Alcohol continues to be the most widely used substance of abuse among America’s youth; a greater proportion use alcohol than use tobacco or other drugs.
Parents often think that “teaching” their children to drink, or allowing underage drinking in their home helps to prepare youth for the drinking culture. A well researched study documented in the Journal of Studies on Alcohol and Drugs, 2011 found the opposite to be true. The study authors found that “Providing opportunities for drinking in supervised contexts did not inhibit alcohol use or harmful use in either state. These results, coupled with recent evidence from Dr. van der Vorst and colleagues (2010), lead us to suggest that policies should not encourage parents to drink with their children nor provide opportunities to supervise their use. Even after adolescents begin to drink, adult supervision of alcohol use appears to exacerbate continued drinking and harms associated with drinking. Results from the current study provide consistent support for parents adopting a ‘no-use’ standard if they want to reduce harmful alcohol use among their adolescents.”
Dr. van der Vorst, in the Netherlands, found that underage teens who were allowed to drink with their parents were far more likely than other teens to also drink with friends on the sly—and to drink more heavily.

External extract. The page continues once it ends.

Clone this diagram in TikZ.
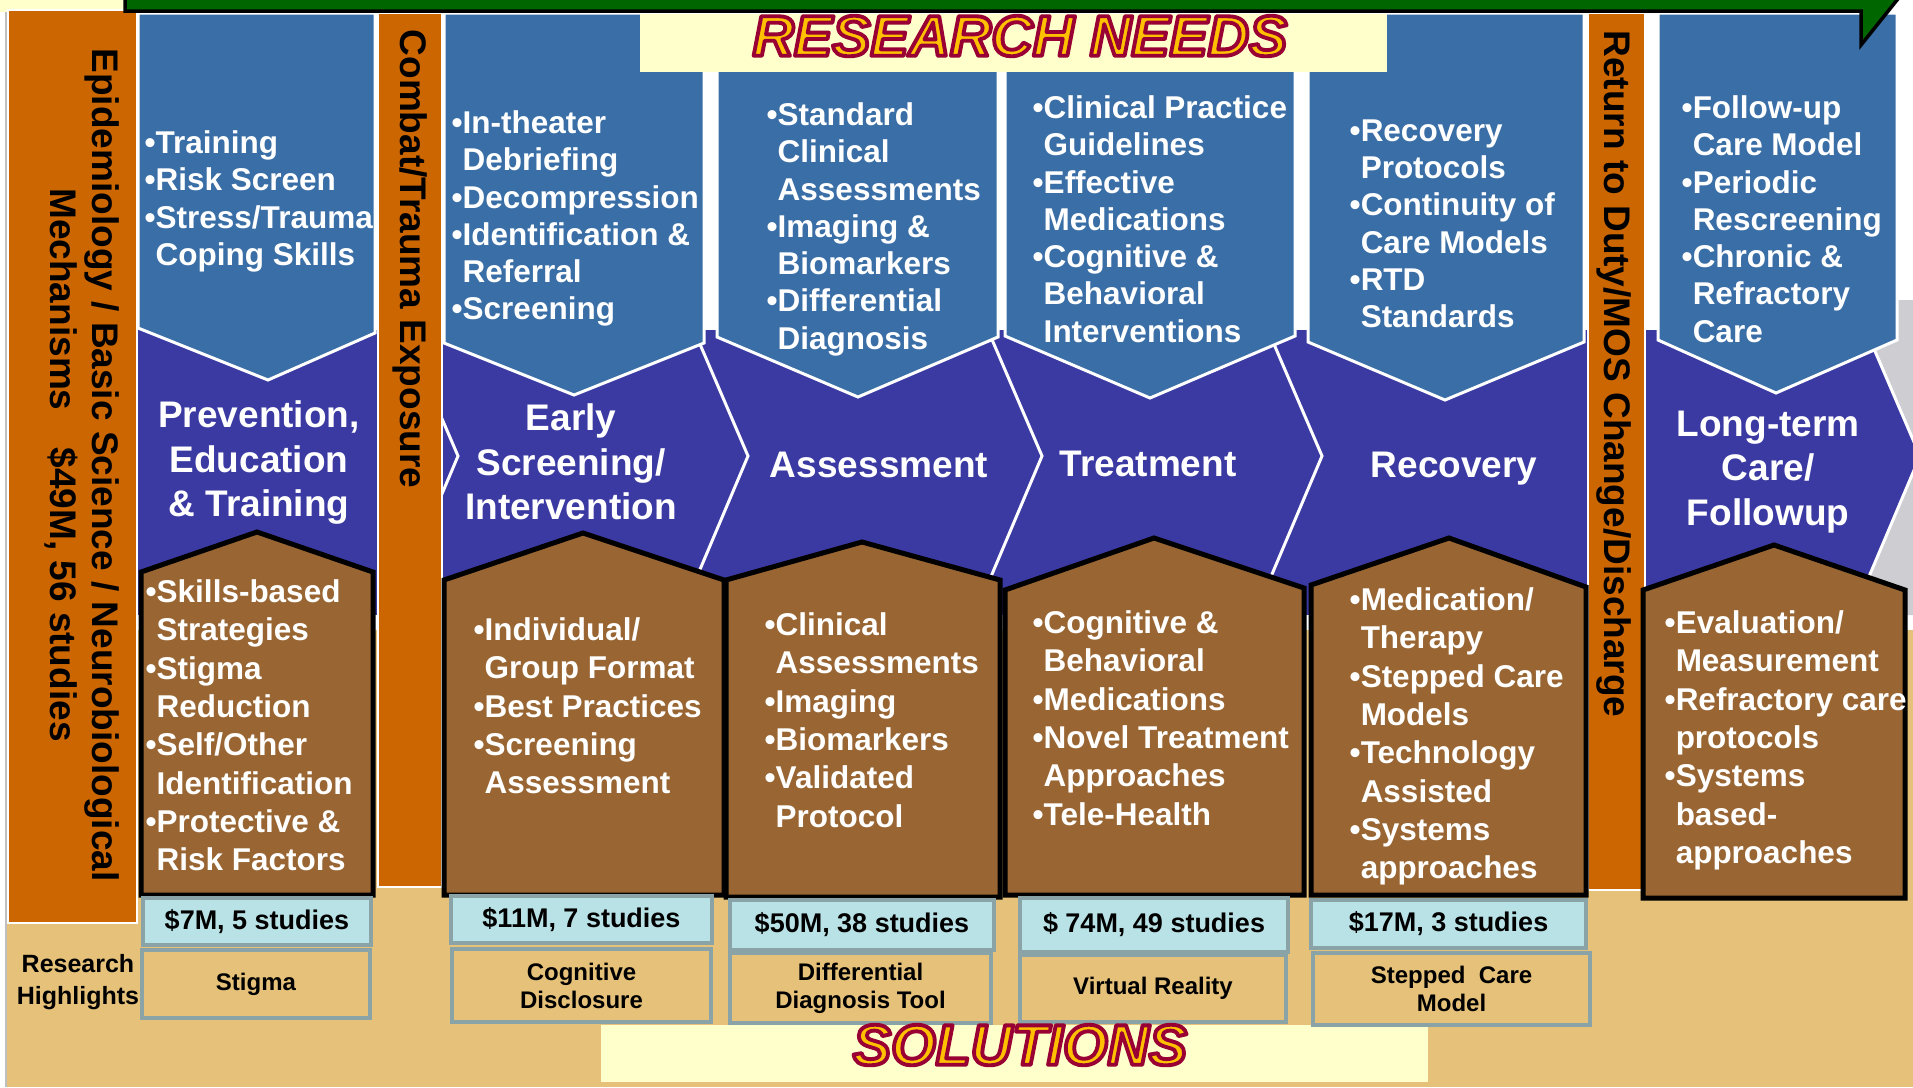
\documentclass[tikz,border=0pt]{standalone}
\usepackage{fontspec}
\setmainfont{Liberation Sans}
\usetikzlibrary{positioning}

\definecolor{needblue}{RGB}{58,110,166}
\definecolor{stageblue}{RGB}{59,58,163}
\definecolor{solbrown}{RGB}{153,102,51}
\definecolor{barorange}{RGB}{204,102,0}
\definecolor{tanbg}{RGB}{229,193,121}
\definecolor{fundcyan}{RGB}{185,226,230}
\definecolor{boxrim}{RGB}{138,163,166}
\definecolor{bannery}{RGB}{255,255,204}
\definecolor{arrowgreen}{RGB}{0,102,0}
\definecolor{resgold}{RGB}{255,192,0}
\definecolor{tipgray}{RGB}{205,205,210}

\newcommand{\needfont}{\fontsize{8.96}{10.61}\selectfont\bfseries}
\newcommand{\solfont}{\fontsize{8.96}{10.9}\selectfont\bfseries}
\newcommand{\stagefont}{\fontsize{10.53}{12.66}\selectfont\bfseries}
\newcommand{\barfont}{\fontsize{10.53}{11.95}\selectfont\bfseries}
\newcommand{\fundfont}{\fontsize{7.68}{9}\selectfont\bfseries}
\newcommand{\hlfont}{\fontsize{6.83}{7.97}\selectfont\bfseries}
\newcommand{\rhfont}{\fontsize{7.11}{9.1}\selectfont\bfseries}
\newcommand{\bannerfont}{\fontsize{16.3}{18}\selectfont\bfseries\itshape}
\newcommand{\indt}{\hphantom{•}}
% gold letters with a dark red rim (fill and stroke text mode)
\newcommand{\rimtext}[1]{\special{pdf:literal direct 0.6 0 0.2 RG 1.1 w 1 j 2 Tr}#1\special{pdf:literal direct 0 Tr}}

\begin{document}
\begin{tikzpicture}[x=0.1mm, y=-0.1mm,
    needpanel/.style={fill=needblue, draw=white, line width=0.3mm},
    solhouse/.style={fill=solbrown, draw=black, line width=0.5mm},
    stagebar/.style={fill=barorange, draw=white, line width=0.2mm},
    chevline/.style={draw=white, line width=0.3mm},
    needtext/.style={anchor=north west, align=left, text=white, font=\needfont, inner sep=0pt},
    soltext/.style={anchor=north west, align=left, text=white, font=\solfont, inner sep=0pt},
    stagetitle/.style={anchor=north, align=center, text=white, font=\stagefont, inner sep=0pt},
    bartext/.style={rotate=-90, align=center, font=\barfont, inner sep=0pt},
    fundbox/.style={fill=fundcyan, draw=boxrim, line width=0.4mm, font=\fundfont, inner sep=0pt},
    hlbox/.style={fill=tanbg, draw=boxrim, line width=0.4mm, align=center, font=\hlfont, inner sep=0pt},
    bannertext/.style={text=resgold, font=\bannerfont, inner sep=0pt}]

    % Background
    \useasboundingbox (0,0) rectangle (1913,1087);
    \clip (0,0) rectangle (1913,1087);
    \fill[tanbg] (0,0) rectangle (1913,1087);
    \fill[white] (0,0) rectangle (1913,630);
    \fill[white] (0,0) rectangle (6,1087);
    \draw[black!25, line width=0.15mm] (6,0) -- (6,1087);
    \fill[bannery] (0,0) rectangle (125,12);

    % Stage band with chevrons
    \fill[stageblue] (138,330) rectangle (1913,615);
    \fill[tipgray] (1853,300) -- (1920,456) -- (1854,615) -- (1913,615) -- (1913,300) -- cycle;
    \draw[chevline] (391,300) -- (458,456) -- (392,612);
    \draw[chevline] (681,300) -- (748,456) -- (682,612);
    \draw[chevline] (975,300) -- (1042,456) -- (976,612);
    \draw[chevline] (1255,300) -- (1322,456) -- (1256,612);
    \draw[chevline] (1853,300) -- (1920,456) -- (1854,612);

    % Research need panels
    \draw[needpanel] (138,13) -- (375,13) -- (375,333) -- (268,380) -- (138,328) -- cycle;
    \draw[needpanel] (444,13) -- (704,13) -- (704,343) -- (574,395) -- (444,343) -- cycle;
    \draw[needpanel] (717,13) -- (998,13) -- (998,337) -- (858,397) -- (717,337) -- cycle;
    \draw[needpanel] (1005,13) -- (1295,13) -- (1295,336) -- (1150,398) -- (1005,336) -- cycle;
    \draw[needpanel] (1308,13) -- (1584,13) -- (1584,342) -- (1445,400) -- (1308,342) -- cycle;
    \draw[needpanel] (1658,13) -- (1897,13) -- (1897,340) -- (1776,393) -- (1658,340) -- cycle;

    % Orange bars
    \draw[stagebar] (8,10) rectangle (137,923);
    \draw[stagebar] (378,13) rectangle (442,887);
    \draw[stagebar] (1588,13) rectangle (1645,890);
    \node[bartext] (epi) at (82,465) {Epidemiology / Basic Science / Neurobiological\\Mechanisms\quad\$49M, 56 studies};
    \node[bartext] (combat) at (410,259) {Combat/Trauma Exposure};
    \node[bartext] (rtd) at (1614,374) {Return to Duty/MOS Change/Discharge};

    % Solution houses
    \draw[solhouse] (141,895) -- (141,572) -- (257,532) -- (373,572) -- (373,895) -- cycle;
    \draw[solhouse] (444,895) -- (444,580) -- (583,533) -- (724,580) -- (724,895) -- cycle;
    \draw[solhouse] (726,897) -- (726,580) -- (862,542) -- (1000,580) -- (1000,897) -- cycle;
    \draw[solhouse] (1005,895) -- (1005,590) -- (1154,538) -- (1304,588) -- (1304,895) -- cycle;
    \draw[solhouse] (1311,895) -- (1311,585) -- (1449,538) -- (1586,587) -- (1586,895) -- cycle;
    \draw[solhouse] (1643,898) -- (1643,590) -- (1774,545) -- (1905,590) -- (1905,898) -- cycle;

    % Green arrow
    \fill[arrowgreen] (125,-20) -- (125,11) -- (1861,11) -- (1861,45) -- (1905,-10) -- (1905,-20) -- cycle;
    \draw[black, line width=0.35mm] (125,-20) -- (125,11) -- (1861,11) -- (1861,45) -- (1905,-10);

    % Banners
    \fill[bannery] (640,14) rectangle (1387,72);
    \node[bannertext] (needs) at (1020,36) {\rimtext{RESEARCH NEEDS}};
    \fill[bannery] (601,1025) rectangle (1428,1082);

    % Needs
    \node[needtext] (need1) at (144,130) {•Training\\•Risk Screen\\•Stress/Trauma\\\indt Coping Skills};
    \node[needtext] (need2) at (451,110) {•In-theater\\\indt Debriefing\\•Decompression\\•Identification \&\\\indt Referral\\•Screening};
    \node[needtext] (need3) at (766,102) {•Standard\\\indt Clinical\\\indt Assessments\\•Imaging \&\\\indt Biomarkers\\•Differential\\\indt Diagnosis};
    \node[needtext] (need4) at (1032,95) {•Clinical Practice\\\indt Guidelines\\•Effective\\\indt Medications\\•Cognitive \&\\\indt Behavioral\\\indt Interventions};
    \node[needtext] (need5) at (1349,119) {•Recovery\\\indt Protocols\\•Continuity of\\\indt Care Models\\•RTD\\\indt Standards};
    \node[needtext] (need6) at (1681,95) {•Follow-up\\\indt Care Model\\•Periodic\\\indt Rescreening\\•Chronic \&\\\indt Refractory\\\indt Care};

    % Stages
    \node[stagetitle] (stage1) at (259,400) {Prevention,\\Education\\\& Training};
    \node[stagetitle] (stage2) at (571,403) {Early\\Screening/\\Intervention};
    \node[stagetitle] (stage3) at (879,451) {Assessment};
    \node[stagetitle] (stage4) at (1148,450) {Treatment};
    \node[stagetitle] (stage5) at (1454,451) {Recovery};
    \node[stagetitle] (stage6) at (1768,410) {Long-term\\Care/\\Followup};

    % Solutions
    \node[soltext] (sol1) at (145,579) {•Skills-based\\\indt Strategies\\•Stigma\\\indt Reduction\\•Self/Other\\\indt Identification\\•Protective \&\\\indt Risk Factors};
    \node[soltext] (sol2) at (473,617) {•Individual/\\\indt Group Format\\•Best Practices\\•Screening\\\indt Assessment};
    \node[soltext] (sol3) at (764,612) {•Clinical\\\indt Assessments\\•Imaging\\•Biomarkers\\•Validated\\\indt Protocol};
    \node[soltext] (sol4) at (1032,610) {•Cognitive \&\\\indt Behavioral\\•Medications\\•Novel Treatment\\\indt Approaches\\•Tele-Health};
    \node[soltext] (sol5) at (1349,587) {•Medication/\\\indt Therapy\\•Stepped Care\\\indt Models\\•Technology\\\indt Assisted\\•Systems\\\indt approaches};
    \node[soltext] (sol6) at (1664,610) {•Evaluation/\\\indt Measurement\\•Refractory care\\\indt protocols\\•Systems\\\indt based-\\\indt approaches};

    % Funding
    \node[fundbox, minimum width=22.8mm, minimum height=4.7mm] (fund1) at (257,921.5) {\$7M, 5 studies};
    \node[fundbox, minimum width=26.1mm, minimum height=4.7mm] (fund2) at (581.5,919.5) {\$11M, 7 studies};
    \node[fundbox, minimum width=26.4mm, minimum height=5.0mm] (fund3) at (862,925) {\$50M, 38 studies};
    \node[fundbox, minimum width=26.8mm, minimum height=5.4mm] (fund4) at (1154,925) {\$ 74M, 49 studies};
    \node[fundbox, minimum width=27.5mm, minimum height=4.8mm] (fund5) at (1448.5,924) {\$17M, 3 studies};

    % Research highlights
    \node[font=\rhfont, align=center, inner sep=0pt] (highlights) at (78,982) {Research\\Highlights};
    \node[hlbox, minimum width=22.8mm, minimum height=6.8mm] (high1) at (256,984) {Stigma};
    \node[hlbox, minimum width=25.9mm, minimum height=7.3mm] (high2) at (581.5,985.5) {Cognitive\\Disclosure};
    \node[hlbox, minimum width=26.1mm, minimum height=7.0mm] (high3) at (860.5,988) {Differential\\Diagnosis Tool};
    \node[hlbox, minimum width=26.6mm, minimum height=6.7mm] (high4) at (1153,988.5) {Virtual Reality};
    \node[hlbox, minimum width=27.7mm, minimum height=7.2mm] (high5) at (1451.5,989) {Stepped\ \ Care\\Model};

    \node[bannertext] (solutions) at (1020,1045) {\rimtext{SOLUTIONS}};

\end{tikzpicture}
\end{document}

She concluded her article with this: “If parents want to reduce the risk that their child will become a heavy drinker or problem drinker in adolescence, they should try to postpone the age at which their child starts drinking.”
*American Medical Association research indicates that teenagers who drink alcohol may permanently damage their still developing brains. The human brain does not reach full maturity until into the twenty’s. Underage drinking causes chemical changes that can hardwire the teen brain for addiction. Youth who begin drinking before age 15 are four times as likely to become alcoholics as those who begin after age 21.
Under Wisconsin law a parent may give their own child alcohol but may not give any other child alcohol, even with another parent’s permission. If a parent gives his/her own child alcohol, that child should remain under the direct supervision of the parent until all alcohol has left the child’s system. Current recommendation is 24 hours.